*Written task*. Starting with the line that contains "Write a Python" and stopping after the line that contains "import numpy as np", output every line exactly as it stands.
— START Data to use —
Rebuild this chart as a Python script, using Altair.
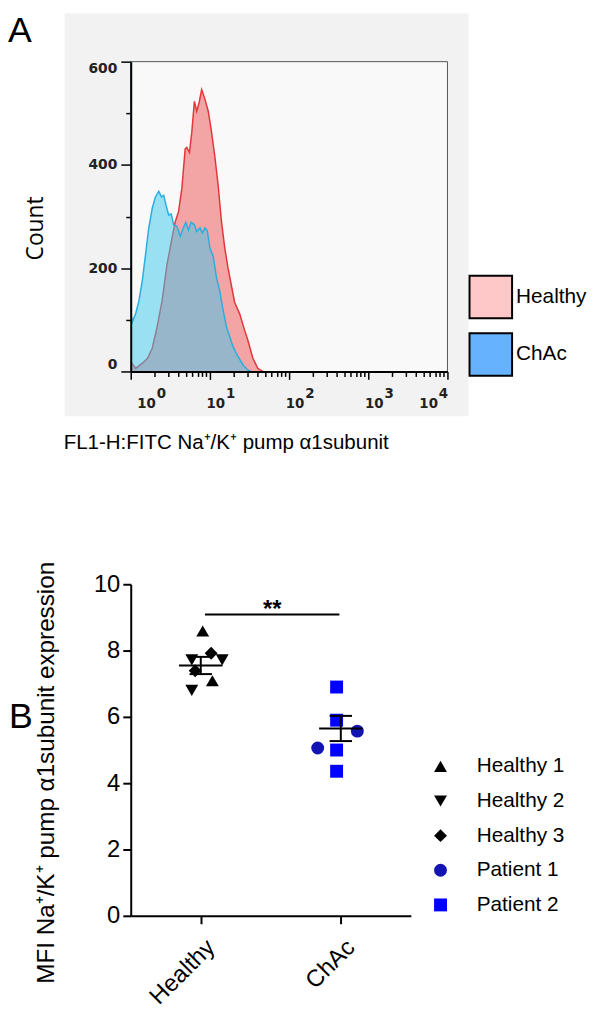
— END Data to use —
— START Data to use —
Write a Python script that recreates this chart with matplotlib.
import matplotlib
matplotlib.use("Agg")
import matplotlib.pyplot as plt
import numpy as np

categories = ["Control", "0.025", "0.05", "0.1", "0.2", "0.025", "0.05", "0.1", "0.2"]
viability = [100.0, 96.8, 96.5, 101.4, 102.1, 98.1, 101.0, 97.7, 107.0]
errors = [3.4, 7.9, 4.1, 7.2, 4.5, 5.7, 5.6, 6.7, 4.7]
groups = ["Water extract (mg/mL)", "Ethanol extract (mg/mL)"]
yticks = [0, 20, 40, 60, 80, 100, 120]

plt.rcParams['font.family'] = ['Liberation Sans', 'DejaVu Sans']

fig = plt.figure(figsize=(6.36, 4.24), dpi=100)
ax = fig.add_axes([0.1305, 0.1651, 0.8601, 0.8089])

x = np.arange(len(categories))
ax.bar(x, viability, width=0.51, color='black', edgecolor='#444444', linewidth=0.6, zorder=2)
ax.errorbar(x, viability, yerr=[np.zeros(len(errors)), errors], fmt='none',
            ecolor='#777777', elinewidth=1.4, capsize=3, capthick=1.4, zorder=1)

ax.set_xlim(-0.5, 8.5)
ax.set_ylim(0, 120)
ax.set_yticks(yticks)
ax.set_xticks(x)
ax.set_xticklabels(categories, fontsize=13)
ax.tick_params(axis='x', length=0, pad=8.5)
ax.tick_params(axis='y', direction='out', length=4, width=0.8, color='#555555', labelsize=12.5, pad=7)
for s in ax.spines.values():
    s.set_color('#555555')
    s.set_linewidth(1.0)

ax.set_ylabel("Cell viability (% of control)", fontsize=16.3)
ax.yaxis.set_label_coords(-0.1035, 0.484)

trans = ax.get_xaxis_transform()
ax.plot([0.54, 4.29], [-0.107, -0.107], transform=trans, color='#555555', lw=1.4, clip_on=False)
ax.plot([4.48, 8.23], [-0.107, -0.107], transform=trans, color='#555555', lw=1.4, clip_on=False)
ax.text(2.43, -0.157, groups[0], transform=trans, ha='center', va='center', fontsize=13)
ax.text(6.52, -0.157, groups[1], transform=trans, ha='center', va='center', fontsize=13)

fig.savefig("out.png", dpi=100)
— END Data to use —
— START Data to use —
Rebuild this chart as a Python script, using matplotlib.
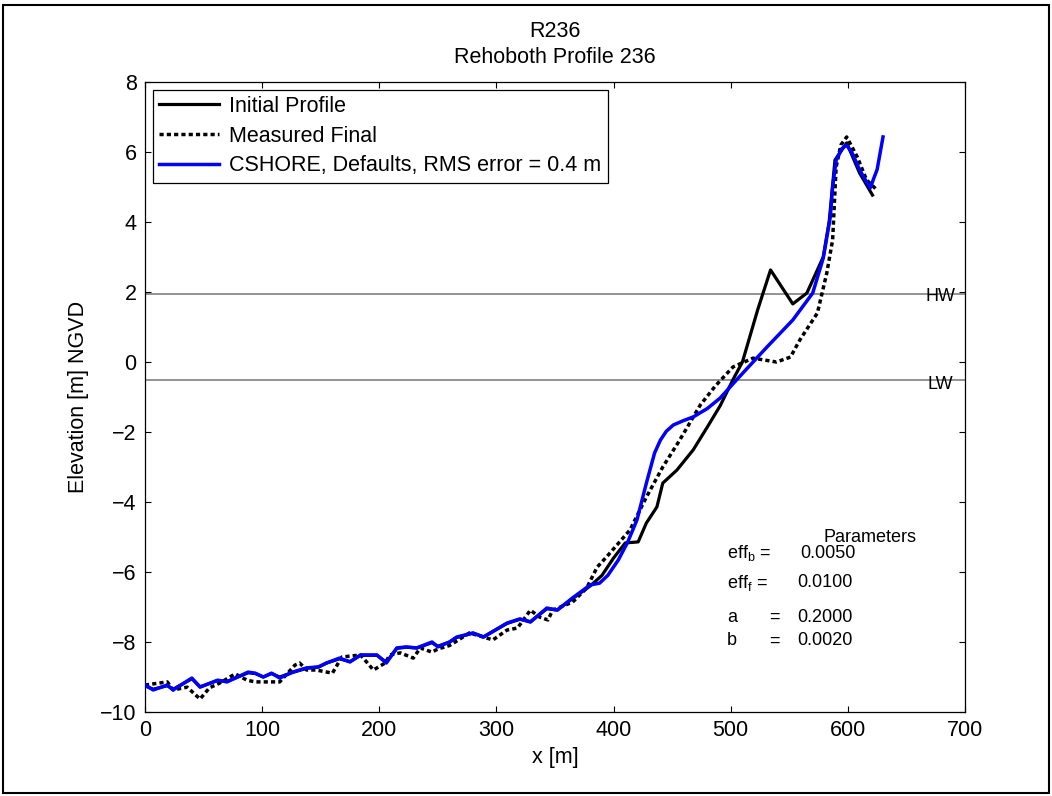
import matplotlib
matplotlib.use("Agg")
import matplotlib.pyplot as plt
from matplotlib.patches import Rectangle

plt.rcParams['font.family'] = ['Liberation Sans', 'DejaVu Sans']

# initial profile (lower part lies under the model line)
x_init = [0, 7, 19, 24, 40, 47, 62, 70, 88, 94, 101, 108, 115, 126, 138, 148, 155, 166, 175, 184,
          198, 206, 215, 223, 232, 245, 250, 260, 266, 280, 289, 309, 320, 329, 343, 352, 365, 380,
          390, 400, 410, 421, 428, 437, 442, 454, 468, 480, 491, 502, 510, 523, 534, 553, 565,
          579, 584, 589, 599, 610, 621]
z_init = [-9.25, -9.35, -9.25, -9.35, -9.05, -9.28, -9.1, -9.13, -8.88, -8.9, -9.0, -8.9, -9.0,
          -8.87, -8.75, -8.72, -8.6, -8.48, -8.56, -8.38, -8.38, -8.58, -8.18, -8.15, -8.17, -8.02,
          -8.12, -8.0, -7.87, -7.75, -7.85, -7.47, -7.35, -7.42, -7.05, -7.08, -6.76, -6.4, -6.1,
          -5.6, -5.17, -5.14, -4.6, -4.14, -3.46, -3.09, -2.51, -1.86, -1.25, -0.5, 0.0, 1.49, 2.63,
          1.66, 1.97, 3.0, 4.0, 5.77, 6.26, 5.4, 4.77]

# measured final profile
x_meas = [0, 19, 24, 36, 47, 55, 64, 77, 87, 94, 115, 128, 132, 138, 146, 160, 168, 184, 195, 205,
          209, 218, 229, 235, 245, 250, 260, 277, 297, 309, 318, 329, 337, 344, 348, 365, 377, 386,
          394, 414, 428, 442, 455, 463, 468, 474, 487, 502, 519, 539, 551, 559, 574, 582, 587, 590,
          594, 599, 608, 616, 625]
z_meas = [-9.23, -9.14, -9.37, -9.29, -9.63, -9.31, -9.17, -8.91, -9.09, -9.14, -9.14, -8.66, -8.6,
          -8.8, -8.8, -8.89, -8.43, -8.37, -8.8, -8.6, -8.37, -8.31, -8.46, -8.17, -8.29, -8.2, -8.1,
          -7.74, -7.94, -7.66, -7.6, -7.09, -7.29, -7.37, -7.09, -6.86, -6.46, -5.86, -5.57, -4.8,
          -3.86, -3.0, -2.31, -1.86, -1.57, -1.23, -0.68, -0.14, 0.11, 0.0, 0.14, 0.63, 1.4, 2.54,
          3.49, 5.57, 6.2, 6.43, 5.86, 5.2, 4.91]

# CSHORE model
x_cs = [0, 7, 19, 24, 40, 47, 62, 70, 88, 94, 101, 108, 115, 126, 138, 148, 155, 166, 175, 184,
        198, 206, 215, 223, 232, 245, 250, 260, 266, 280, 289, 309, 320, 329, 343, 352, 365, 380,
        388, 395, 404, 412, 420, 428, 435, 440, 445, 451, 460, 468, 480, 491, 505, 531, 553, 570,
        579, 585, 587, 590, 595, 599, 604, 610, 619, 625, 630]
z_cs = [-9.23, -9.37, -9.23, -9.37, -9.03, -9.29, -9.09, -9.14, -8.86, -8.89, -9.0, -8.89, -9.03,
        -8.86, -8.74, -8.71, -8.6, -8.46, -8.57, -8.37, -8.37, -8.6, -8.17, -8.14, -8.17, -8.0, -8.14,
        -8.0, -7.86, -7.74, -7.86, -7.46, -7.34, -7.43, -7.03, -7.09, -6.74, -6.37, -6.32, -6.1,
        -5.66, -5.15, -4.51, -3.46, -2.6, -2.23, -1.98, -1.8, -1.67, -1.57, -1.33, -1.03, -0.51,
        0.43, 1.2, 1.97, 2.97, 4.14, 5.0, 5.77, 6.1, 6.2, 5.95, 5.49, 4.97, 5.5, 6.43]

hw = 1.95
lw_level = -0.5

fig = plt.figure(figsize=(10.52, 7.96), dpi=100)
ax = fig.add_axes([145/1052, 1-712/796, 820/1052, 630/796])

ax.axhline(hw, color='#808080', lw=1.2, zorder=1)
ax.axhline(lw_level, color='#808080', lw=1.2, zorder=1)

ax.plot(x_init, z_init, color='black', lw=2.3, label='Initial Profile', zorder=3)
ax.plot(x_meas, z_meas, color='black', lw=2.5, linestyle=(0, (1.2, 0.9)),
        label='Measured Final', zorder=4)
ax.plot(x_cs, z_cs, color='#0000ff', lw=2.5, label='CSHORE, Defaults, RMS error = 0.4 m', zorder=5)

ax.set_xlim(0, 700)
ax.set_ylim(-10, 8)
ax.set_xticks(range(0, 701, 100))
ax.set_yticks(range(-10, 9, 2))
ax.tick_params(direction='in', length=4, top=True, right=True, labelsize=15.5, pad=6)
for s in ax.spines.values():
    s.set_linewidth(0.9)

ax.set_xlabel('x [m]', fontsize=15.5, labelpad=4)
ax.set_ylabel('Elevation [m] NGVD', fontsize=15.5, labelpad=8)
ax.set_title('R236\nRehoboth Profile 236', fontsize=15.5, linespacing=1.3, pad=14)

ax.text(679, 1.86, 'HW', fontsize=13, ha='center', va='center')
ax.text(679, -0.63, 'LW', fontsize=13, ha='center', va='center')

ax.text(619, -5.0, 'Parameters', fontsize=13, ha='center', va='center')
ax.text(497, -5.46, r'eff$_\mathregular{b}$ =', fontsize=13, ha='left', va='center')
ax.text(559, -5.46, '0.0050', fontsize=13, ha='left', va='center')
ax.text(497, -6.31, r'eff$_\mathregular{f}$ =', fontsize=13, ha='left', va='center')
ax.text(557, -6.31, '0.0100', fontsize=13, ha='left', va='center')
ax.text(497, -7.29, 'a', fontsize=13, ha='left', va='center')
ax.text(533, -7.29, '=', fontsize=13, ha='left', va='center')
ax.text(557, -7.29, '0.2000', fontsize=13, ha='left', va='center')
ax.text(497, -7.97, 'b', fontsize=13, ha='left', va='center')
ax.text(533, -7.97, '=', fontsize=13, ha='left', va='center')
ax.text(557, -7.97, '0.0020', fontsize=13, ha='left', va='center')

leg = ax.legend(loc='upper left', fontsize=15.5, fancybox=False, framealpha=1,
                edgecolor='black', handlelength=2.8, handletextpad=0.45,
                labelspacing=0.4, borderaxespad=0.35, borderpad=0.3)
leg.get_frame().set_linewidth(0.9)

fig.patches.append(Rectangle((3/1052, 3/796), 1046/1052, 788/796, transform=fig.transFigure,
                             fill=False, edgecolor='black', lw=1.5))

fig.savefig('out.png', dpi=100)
— END Data to use —
*Full answer*.
Write a Python script that recreates this chart with matplotlib.
import matplotlib
matplotlib.use("Agg")
import matplotlib.pyplot as plt
import numpy as np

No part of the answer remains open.